Dune co-writer Jonathan Spaihts shed some light on why director Denis Villeneuve's movie cut out Leto II during a recent interview with Inverse. It all came down to keeping the story razor-focused on the conflict between Paul and his Harkonnen nemeses. And Leto II — who Spaihts points out never even appears in the novel and dies off-page — was a distraction.

"[Paul] has grief about it, but has little time for that grief because in the middle of conducting a war," Spaihts explained. "So the arrival and departure of that off-stage baby barely ruffles the waters of the novel itself, and really would’ve been a peculiar distraction in the film."

While it's true that Leto II has a pretty small role in Dune, I do have some conflicted feelings about this change due to how it changes the nature of Paul and Chani's relationship. Going through having a child and then losing it is an important moment for them which ripples into the next book, Dune Messiah. It'll be interesting to see how the third movie reconciles that change, whenever it gets made.

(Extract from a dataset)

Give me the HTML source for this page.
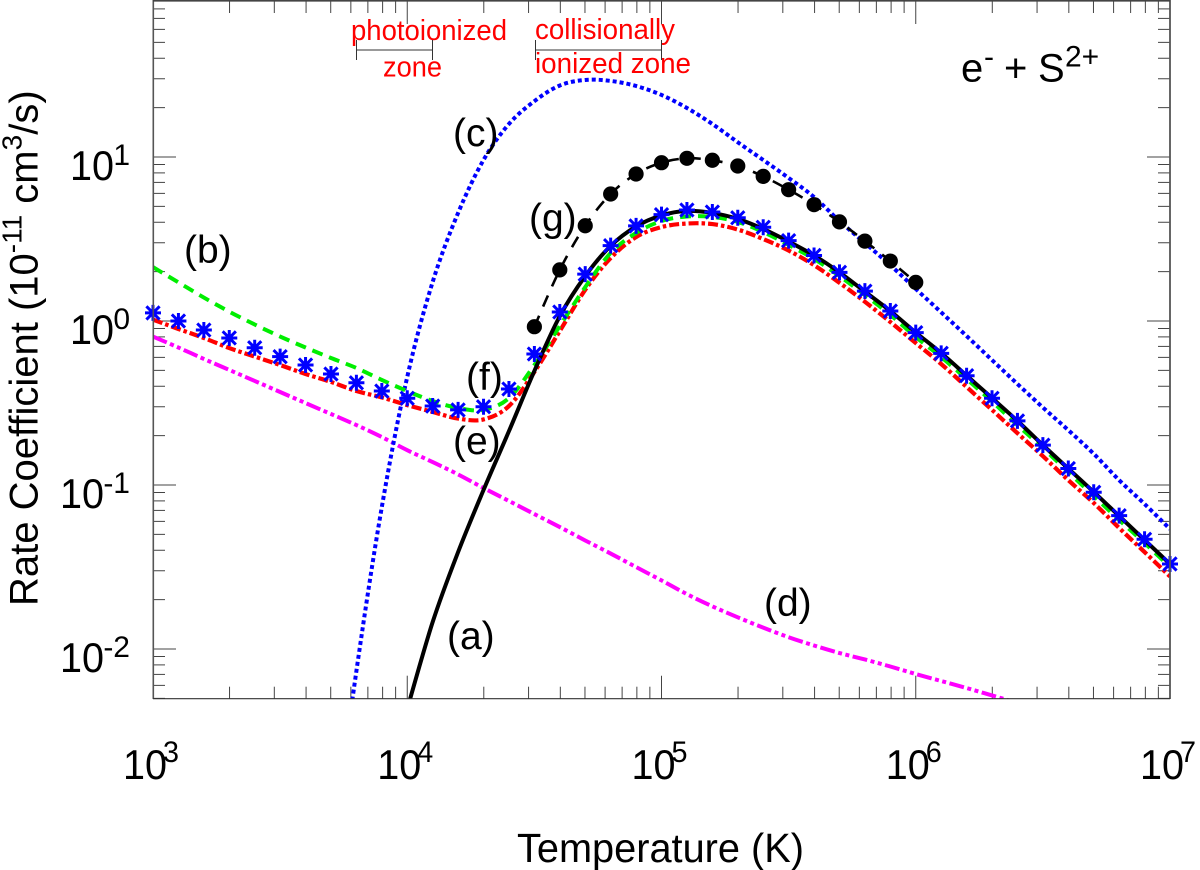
<!DOCTYPE html>
<html lang="en">
<head>
<meta charset="utf-8">
<title>Rate coefficient vs temperature</title>
<style>
html,body{margin:0;padding:0;background:#fff;}
svg{display:block;font-family:"Liberation Sans",sans-serif;}
</style>
</head>
<body>
<svg id="chart" xmlns="http://www.w3.org/2000/svg" width="1200" height="870" viewBox="0 0 1200 870">
  <defs>
    <clipPath id="plot-clip"><rect x="153" y="1" width="1017" height="697.7"/></clipPath>
  </defs>
  <rect x="0" y="0" width="1200" height="870" fill="#fff"/>
  <g id="ticks"></g>
  <g id="curves" clip-path="url(#plot-clip)"></g>
  <g id="markers"></g>
  <g id="frame">
    <line x1="153.3" y1="0" x2="153.3" y2="699" stroke="#555" stroke-width="1.6"/>
    <line x1="1170" y1="0" x2="1170" y2="699" stroke="#555" stroke-width="1.8"/>
    <line x1="153" y1="0.8" x2="1170" y2="0.8" stroke="#444" stroke-width="1.6"/>
    <line x1="153" y1="698.7" x2="1170" y2="698.7" stroke="#333" stroke-width="1.2"/>
  </g>
  <g id="tick-labels" fill="#000"></g>

  <text x="517" y="862" font-size="41" textLength="287" lengthAdjust="spacingAndGlyphs">Temperature (K)</text>
  <text transform="translate(37.7,606) rotate(-90)" font-size="40">Rate Coefficient (10<tspan font-size="28" dy="-16">-11</tspan><tspan dy="16"> cm</tspan><tspan font-size="28" dy="-16">3</tspan><tspan dy="16">/s)</tspan></text>

  <g>
    <text x="351" y="40" font-size="29" fill="#f00" textLength="156" lengthAdjust="spacingAndGlyphs">photoionized</text>
    <text x="383" y="76.5" font-size="29" fill="#f00" textLength="59" lengthAdjust="spacingAndGlyphs">zone</text>
    <path d="M356.5 40V60M356.5 50H432.5M432.5 40V60" fill="none" stroke="#333" stroke-width="1"/>
  </g>
  <g>
    <text x="535" y="39" font-size="29" fill="#f00" textLength="140" lengthAdjust="spacingAndGlyphs">collisionally</text>
    <text x="535" y="73" font-size="29" fill="#f00" textLength="156" lengthAdjust="spacingAndGlyphs">ionized zone</text>
    <path d="M535.5 40V60M535.5 50H661.5M661.5 40V60" fill="none" stroke="#333" stroke-width="1"/>
  </g>

  <g fill="#000">
    <text x="961" y="81.5" font-size="40">e</text>
    <text x="984" y="66.5" font-size="30">-</text>
    <text x="1004" y="81.5" font-size="40">+</text>
    <text x="1038" y="81.5" font-size="40">S</text>
    <text x="1065" y="66.5" font-size="30">2+</text>
  </g>

  <g font-size="39" fill="#000">
    <text x="447" y="649">(a)</text>
    <text x="184" y="263">(b)</text>
    <text x="453" y="146">(c)</text>
    <text x="764" y="616">(d)</text>
    <text x="453" y="454">(e)</text>
    <text x="466" y="390">(f)</text>
    <text x="529" y="231">(g)</text>
  </g>
</svg>
<script>
// log10 of temperature (K) for each series
const logTempFull = [3.0,3.1,3.2,3.3,3.4,3.5,3.6,3.7,3.8,3.9,4.0,4.1,4.2,4.3,4.4,4.5,4.6,4.7,4.8,4.9,5.0,5.1,5.2,5.3,5.4,5.5,5.6,5.7,5.8,5.9,6.0,6.1,6.2,6.3,6.4,6.5,6.6,6.7,6.8,6.9,7.0];
const logTempA = [4.0,4.1,4.2,4.3,4.4,4.5,4.6,4.7,4.8,4.9,5.0,5.1,5.2,5.3,5.4,5.5,5.6,5.7,5.8,5.9,6.0,6.1,6.2,6.3,6.4,6.5,6.6,6.7,6.8,6.9,7.0];
const logTempC = [3.7,3.8,3.9,4.0,4.1,4.2,4.3,4.4,4.5,4.6,4.7,4.8,4.9,5.0,5.1,5.2,5.3,5.4,5.5,5.6,5.7,5.8,5.9,6.0,6.1,6.2,6.3,6.4,6.5,6.6,6.7,6.8,6.9,7.0];
const logTempD = [3.0,3.1,3.2,3.3,3.4,3.5,3.6,3.7,3.8,3.9,4.0,4.1,4.2,4.3,4.4,4.5,4.6,4.7,4.8,4.9,5.0,5.1,5.2,5.3,5.4,5.5,5.6,5.7,5.8,5.9,6.0,6.1,6.2,6.3,6.4];
const logTempG = [4.5,4.6,4.7,4.8,4.9,5.0,5.1,5.2,5.3,5.4,5.5,5.6,5.7,5.8,5.9,6.0];

// rate coefficients in units of 1e-11 cm^3/s
const rateA = [0.00431,0.0146,0.039,0.0932,0.213,0.496,1.07,1.88,2.87,3.77,4.40,4.69,4.56,4.19,3.64,3.05,2.51,1.98,1.51,1.15,0.851,0.638,0.465,0.339,0.246,0.175,0.126,0.0907,0.0647,0.0462,0.033];
const rateB = [2.13,1.72,1.39,1.14,0.952,0.804,0.689,0.595,0.517,0.437,0.374,0.325,0.295,0.287,0.339,0.539,0.932,1.61,2.60,3.44,4.07,4.34,4.31,4.02,3.49,2.91,2.39,1.88,1.44,1.09,0.799,0.603,0.443,0.323,0.232,0.168,0.12,0.0857,0.0612,0.0443,0.0316];
const rateC = [0.000516,0.00734,0.0734,0.456,1.73,4.56,9.59,15.9,21.9,27.3,29.5,29.1,27.1,23.9,19.9,15.9,12.3,9.59,7.45,5.70,4.07,2.99,2.19,1.57,1.13,0.81,0.578,0.413,0.297,0.216,0.155,0.107,0.0766,0.0539];
const rateD = [0.804,0.689,0.587,0.503,0.431,0.369,0.316,0.271,0.232,0.196,0.163,0.138,0.116,0.0959,0.0799,0.0665,0.0554,0.0459,0.0382,0.0316,0.0262,0.0216,0.0182,0.0156,0.0135,0.0118,0.0105,0.00945,0.00863,0.00782,0.00704,0.00638,0.00578,0.00521,0.00469];
const rateE = [1.02,0.894,0.788,0.684,0.607,0.539,0.475,0.425,0.374,0.342,0.307,0.279,0.254,0.251,0.303,0.489,0.869,1.55,2.42,3.25,3.74,3.93,3.90,3.61,3.16,2.69,2.19,1.71,1.31,0.986,0.734,0.547,0.396,0.287,0.207,0.15,0.107,0.0777,0.0547,0.039,0.0277];
const rateF = [1.12,1.00,0.881,0.788,0.687,0.606,0.539,0.475,0.42,0.374,0.338,0.303,0.287,0.30,0.385,0.629,1.135,1.93,2.88,3.80,4.45,4.75,4.62,4.26,3.73,3.09,2.51,1.98,1.52,1.15,0.849,0.635,0.464,0.338,0.246,0.175,0.126,0.0903,0.065,0.0467,0.033];
const rateG = [0.923,2.05,3.81,5.95,7.88,9.23,9.82,9.55,8.81,7.62,6.32,5.12,4.02,3.07,2.32,1.72];

// axis tick exponents and minor multipliers
const xTickExponents = [3,4,5,6,7];
const yTickExponents = [1,0,-1,-2];
const xDecades = [3,4,5,6];
const yDecades = [-3,-2,-1,0,1];
const minorMultipliers = [2,3,4,5,6,7,8,9];

const NS = 'http://www.w3.org/2000/svg';
const yMinLog = Math.log10(0.005), yMaxLog = Math.log10(90);
function xAxis(logT){ return 153 + (logT - 3) * 254.25; }
function yAxis(rate){ return 321 - Math.log10(rate) * 164; }
function make(tag, attrs, parent){
  const el = document.createElementNS(NS, tag);
  for (const k in attrs) el.setAttribute(k, attrs[k]);
  parent.appendChild(el);
  return el;
}
function smoothPath(xs, ys){
  const p = xs.map((t,i)=>[xAxis(t), yAxis(ys[i])]);
  let d = 'M' + p[0][0].toFixed(2) + ' ' + p[0][1].toFixed(2);
  for (let i = 0; i < p.length - 1; i++){
    const a = p[Math.max(i-1,0)], b = p[i], c = p[i+1], e = p[Math.min(i+2,p.length-1)];
    const c1x = b[0] + (c[0]-a[0])/6, c1y = b[1] + (c[1]-a[1])/6;
    const c2x = c[0] - (e[0]-b[0])/6, c2y = c[1] - (e[1]-b[1])/6;
    d += 'C' + [c1x,c1y,c2x,c2y,c[0],c[1]].map(v=>v.toFixed(2)).join(' ');
  }
  return d;
}

// ticks
const tickG = document.getElementById('ticks');
function xTick(logT, len){
  const x = xAxis(logT);
  const low = make('line',{x1:x,x2:x,y1:698.7,y2:698.7-len,stroke:'#444','stroke-width':1},tickG);
  
  
  const up = make('line',{x1:x,x2:x,y1:1,y2:1+len,stroke:'#444','stroke-width':1},tickG);
  
  
}
function yTick(rate, len){
  const y = yAxis(rate);
  const l = make('line',{x1:153,x2:153+len,y1:y,y2:y,stroke:'#444','stroke-width':1},tickG);
  
  
  const r = make('line',{x1:1170,x2:1170-len,y1:y,y2:y,stroke:'#444','stroke-width':1},tickG);
  
  
}
xTickExponents.forEach(e => xTick(e, 23));
xDecades.forEach(e => minorMultipliers.forEach(m => xTick(e + Math.log10(m), 12)));
yTickExponents.forEach(e => yTick(Math.pow(10,e), 23));
yDecades.forEach(e => minorMultipliers.forEach(m => {
  const lg = e + Math.log10(m);
  if (lg >= yMinLog && lg <= yMaxLog) yTick(Math.pow(10,lg), 12);
}));

// tick labels
const labelG = document.getElementById('tick-labels');
xTickExponents.forEach(e => {
  const x = xAxis(e);
  const base = make('text',{x:x-30,y:779,'font-size':42,textLength:44,lengthAdjust:'spacingAndGlyphs'},labelG);
  base.textContent = '10';
  
  
  const sup = make('text',{x:x+10,y:762,'font-size':30,textLength:16,lengthAdjust:'spacingAndGlyphs'},labelG);
  sup.textContent = String(e);
  
  
});
yTickExponents.forEach(e => {
  const y = yAxis(Math.pow(10,e));
  const base = make('text',{x:e < 0 ? 60 : 70,y:y+23,'font-size':42,textLength:44,lengthAdjust:'spacingAndGlyphs'},labelG);
  base.textContent = '10';
  
  
  const sup = make('text',{x:130,y:y+8,'font-size':30,'text-anchor':'end'},labelG);
  sup.textContent = String(e);
  
  
});

// curves
const curveG = document.getElementById('curves');
function drawCurve(name, xs, ys, stroke, width, dash){
  const el = make('path',{d:smoothPath(xs,ys),fill:'none',stroke:stroke,'stroke-width':width,'stroke-dasharray':dash || 'none'},curveG);
  
  
}
drawCurve('curve-d-magenta', logTempD, rateD, '#f0f', 4, '15 3.5 4 3.5 4 3.5');
drawCurve('curve-c-blue', logTempC, rateC, '#00f', 4, '4 3');
drawCurve('curve-e-red', logTempFull, rateE, '#f00', 4.2, '10 3 3.5 3');
drawCurve('curve-b-green', logTempFull, rateB, '#0e0', 4, '11 7');
drawCurve('curve-a-black', logTempA, rateA, '#000', 4, '');
drawCurve('curve-g-black-dashed', logTempG, rateG, '#000', 2.6, '12 10');

// markers
const markerG = document.getElementById('markers');
logTempG.forEach((t,i) => {
  const c = make('circle',{cx:xAxis(t),cy:yAxis(rateG[i]),r:7.6,fill:'#000'},markerG);
  
  
});
logTempFull.forEach((t,i) => {
  const x = xAxis(t), y = yAxis(rateF[i]), r = 8, q = 6.6;
  const d = 'M'+x+' '+(y-r)+'V'+(y+r)+'M'+(x-r)+' '+y+'H'+(x+r)+'M'+(x-q)+' '+(y-q)+'L'+(x+q)+' '+(y+q)+'M'+(x-q)+' '+(y+q)+'L'+(x+q)+' '+(y-q);
  const s = make('path',{d:d,fill:'none',stroke:'#00f','stroke-width':3},markerG);
  
  
});
</script>
</body>
</html>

Why Dune: Part Two cut the time jump and changed Alia

Leto II is one of several changes in Dune: Part Two which came about partially as a result of condensing the novel's timeline. In the book, two years pass while Paul and Lady Jessica (Rebecca Ferguson) live with the Fremen. In the movie, less than nine months pass, which we know because Lady Jessica is still pregnant with Alia by the end.

Originally, Spaihts and director/co-writer Denis Villeneuve considered placing the two-year time jump at the end of Dune: Part One, but felt that would be too "unwieldy" to tack on to the end of an already overstuffed movie.

“We knew it was coming, and [it was] one of the things we had to sort out when writing Dune: Part One,” Spaihts explained. “And one possibility was that the time jump would be the break, and the first film would carry Paul and Jessica all the way up to becoming members in the tribe and Jessica becoming a Reverend Mother, and then we would leap forward years.”

Similarly, it was decided that beginning Part Two by skipping ahead a few years might also be too confusing. Plus, it would allow the conflict with the Harkonnens to fade into the background while the screenwriters for Dune: Part Two wanted to keep it firmly front and center.

“To allow such a long time lapse inevitably would sort of cool the passions of Part One,” Spaihts said. “If Duke Leto’s death were years and years ago, then it would lessen the lingering trauma that all the characters were feeling. We wanted the heat of their passion to be fresh and their wounds to be fresh.”

Anya Taylor-Joy
"Dune: Part Two" World Premiere - Arrivals / Samir Hussein/GettyImages

As a result of this change to the timeline, it became necessary to change the role of Paul's younger sister Alia (Anya Taylor-Joy). In the book, Lady Jessica gives birth to Alia after drinking the Water of Life to become a Reverend Mother. Alia is born as a fully developed adult in the body of a child; she talks like an adult and thinks like one, but still appears like a toddler for the rest of the book, which is pretty creepy. This is something the Dune movie creators were already nervous about getting right, so eliminating the time jump ended up being a blessing in disguise, since it meant that Alia wouldn't be born yet by the end of the movie.

“We were a little leery of that talking toddler, as a distraction in the middle of the film,” Spaihts said. “That’s a difficult thing to execute on film.”

This also allowed for an expanded role for Lady Jessica, who might take the cake as the creepiest character of Dune: Part Two; she spends the majority of the movie talking to Alia's fetus while the unborn baby telepathically gives her two cents about the various problems facing Paul and the Fremen.

“It left Jessica talking to a kind of phantom inside her and walking through the Fremen world in an apparent madness, talking to someone who wasn’t there. And we loved the drama of that," Spaihts said, adding that Denis Villeneuve was especially excited to dig into the weirdness of it all. “Denis was engaged by the visual challenge of representing this little premature adult in utero wrapped in pearly pink light and floating in a fluid.”

Changing Alia is even more of a daring decision than cutting out Leto II. Without getting into spoilers, Alia eventually becomes just as major of a player in the Dune franchise as Paul himself. This has me even more curious to see how the character is portrayed in Dune: Part Three, when Anya Taylor-Joy will presumably be able to portray her more fully.

Dune: Part Two is still out in theaters. Go see it again while it's still there, for the love of Shai-Hulud!